Art.9º. A autorização de que trata a presente Lei será concedida a título oneroso, devendo os imóveis beneficiados pelo fechamento recolher a TAXA DE FISCALIZAÇÃO E VIGILÂNCIA, que fica criada pela presente Lei e cujo valor para o exercício de 1997, fixado em R$ 120,00 (cento e vinte reais), por imóvel, e deverá ser pago nas mesmas condições e número de parcelas do IPTU.

 

Parágrafo único. Os moradores beneficiados pelo fechamento ou a Associação representativa ficam obrigados a comunicar à Prefeitura Municipal, qual a metragem quadrada mínima e o tipo de construção permitidos que poderão ser executados.”

 

            Esse dispositivo (art.9º da Lei nº385/97 de Ibiúna), que criou a “Taxa de Fiscalização e Vigilância”, foi impugnado pela Procuradoria-Geral de Justiça por meio da ADI nº060.079.0/9-00, rel. des. Luiz Tâmbara, que acabou sendo julgada improcedente (cópia do v. acórdão às fls.55/77). Na oportunidade, esse C. Órgão Especial reconheceu a legitimidade constitucional da aludida imposição, identificando-se, na hipótese, espécie de preço público ou tarifa, e não tributo. Para compreensão do que ficou decidido naquela oportunidade, é oportuno transcrever trecho do voto do relator, Des. Luiz Tâmbara, a respeito da “Taxa de Fiscalização e Vigilância”:

 

“(...)

 

Houve evidente impropriedade na redação do artigo 9º, da Lei 385, de 17 de fevereiro de 1997, do MUNICÍPIO DE ÍBIÚNA, ao aludir a autorização de que trata a presente Lei será concedida a título oneroso devendo os imóveis beneficiados pelo fechamento recolher a TAXA DE FISCALIZAÇÃO E VIGILÂNCIA, que fica criada pela presente Lei e cujo valor para o exercício de 1997, fixado em R$ 120,00, por imóvel, deverá ser pago nas mesmas condições e números de parcelas do IPTU. Não de cuida de TAXA em razão do exercício do poder de polícia (CE, artigo 160, inciso II, e CF, artigo 145, inciso II), senão de preço público. Segundo o magistério do emérito Professor HELY LOPES MEÍRELLES, "permissão de uso é o ato negocial, unilateral, discricionário e precário através do qual a Administração faculta ao particular a utilização individual de determinado bem público.
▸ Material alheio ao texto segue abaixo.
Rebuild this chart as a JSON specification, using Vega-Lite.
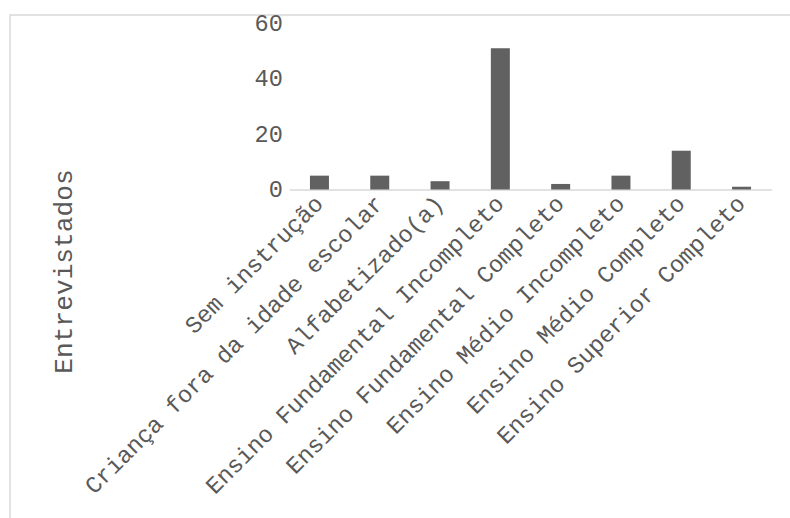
{
  "$schema": "https://vega.github.io/schema/vega-lite/v6.json",
  "autosize": {"type": "none"},
  "padding": {"left": 10, "top": 15, "right": 0, "bottom": 0},
  "width": 790,
  "height": 510,
  "background": "white",
  "config": {
    "view": {"stroke": "#d9d9d9", "strokeWidth": 1.5},
    "font": "Liberation Mono"
  },
  "data": {
    "values": [
      {"escolaridade": "Sem instrução", "entrevistados": 5},
      {"escolaridade": "Criança fora da idade escolar", "entrevistados": 5},
      {"escolaridade": "Alfabetizado(a)", "entrevistados": 3},
      {"escolaridade": "Ensino Fundamental Incompleto", "entrevistados": 51},
      {"escolaridade": "Ensino Fundamental Completo", "entrevistados": 2},
      {"escolaridade": "Ensino Médio Incompleto", "entrevistados": 5},
      {"escolaridade": "Ensino Médio Completo", "entrevistados": 14},
      {"escolaridade": "Ensino Superior Completo", "entrevistados": 1}
    ]
  },
  "mark": {"type": "bar", "color": "#616161"},
  "encoding": {
    "x": {
      "field": "escolaridade",
      "type": "nominal",
      "sort": null,
      "scale": {"range": [279.3, 761.7], "paddingInner": 0.685, "paddingOuter": 0.3425},
      "axis": {
        "title": null,
        "orient": "bottom",
        "offset": -335.5,
        "ticks": false,
        "tickSize": 0,
        "domainColor": "#d9d9d9",
        "domainWidth": 1.5,
        "labelAngle": -45,
        "labelAlign": "right",
        "labelBaseline": "middle",
        "labelPadding": 10,
        "labelFontSize": 23.6,
        "labelColor": "#595959",
        "labelFont": "Liberation Mono",
        "labelLimit": 0
      }
    },
    "y": {
      "field": "entrevistados",
      "type": "quantitative",
      "scale": {"domain": [0, 60], "range": [174.5, 8.3], "nice": false},
      "axis": {
        "title": "Entrevistados",
        "values": [0, 20, 40, 60],
        "offset": -279.3,
        "domain": false,
        "ticks": false,
        "tickSize": 0,
        "grid": false,
        "labelPadding": 7,
        "labelFontSize": 23.6,
        "labelColor": "#595959",
        "labelFont": "Liberation Mono",
        "titleFont": "Liberation Mono",
        "titleFontSize": 26.2,
        "titleFontWeight": "normal",
        "titleColor": "#595959",
        "titleAngle": -90,
        "titleAlign": "center",
        "titleBaseline": "middle",
        "titleX": -225.3,
        "titleY": 256
      }
    }
  }
}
Como ato negocial, pode ser com ou sem condições, gratuito ou remunerado, por tempo certo ou indeterminado, conforme estabelecido no termo próprio, mas sempre modificável e revogável unilateralmente pela Administração, quando o interesse público o exigir, dados sua natureza precária e o poder discricionário do permitente para consentir e retirar o uso especial do bem público" (Direito Administrativo Brasileiro, 26ª edição - 2001, atualizada por Eurico de Andrade Azevedo, Déício Balestero Aleixo e José Emmanuel Burle Filho, Malheiros Editores, pág. 466).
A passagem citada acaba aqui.